The ubiquitin-proteasome pathway in oocytes resuming meiosis

Inbal (Kirenberg) Ben-Eliezer

Oocyte meiosis is a complex process, which consists of two consecutive divisions and involves a large variety of control elements. Chromosome condensation and their segregation are regulated by CDK1, the activity of which is determined by the availability of cyclin B1, which is modified manner throughout the cell cycle in a cycling. Lowering cyclin B1 levels is executed by the ubiquitin-dependent proteolysis machinery that has an essential role in meiosis.

This ubiquitination process consists of three sequential steps facilitated by multiple enzymes- E1, E2 and E3. We specifically aim at unveiling the ubiquitin-conjugating enzymes (E2s) that play a role in this system. For this purpose, GV oocytes were microinjected with morpholino antisense for interference with the translation of specific E2 mRNAs. The microinjected oocytes were allowed to resume meiosis in vitro and microscopically monitored for the extrusion of the first polar body (PBI).

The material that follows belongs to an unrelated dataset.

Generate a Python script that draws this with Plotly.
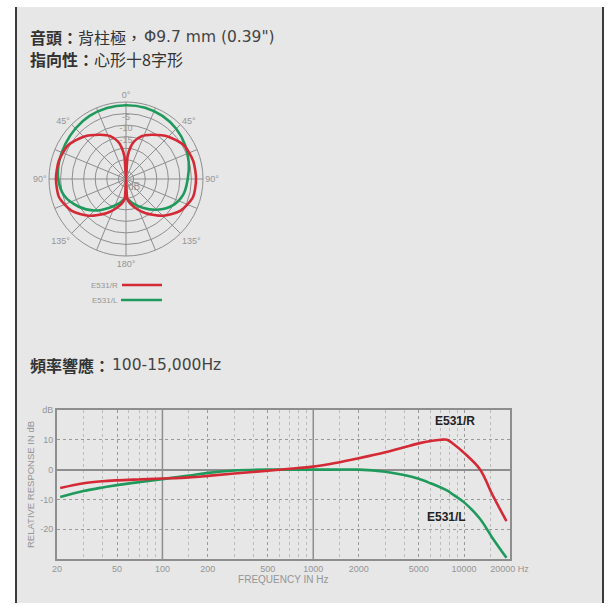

We revealed that by knocking-down any of the three E2 proteins, UBE2C, UBE2S and UBE2D3 the PBI extrusion was inhibited and that spindle formation and chromosome segregation were disturbed. We also found that UBE2C and UBE2S work on the same pathway, while UBE2D3 works on a different pathway. The results of this project shed light on our knowledge of the complexity of meiosis and may potentially contribute to our understanding of unfaithful chromosome segregation.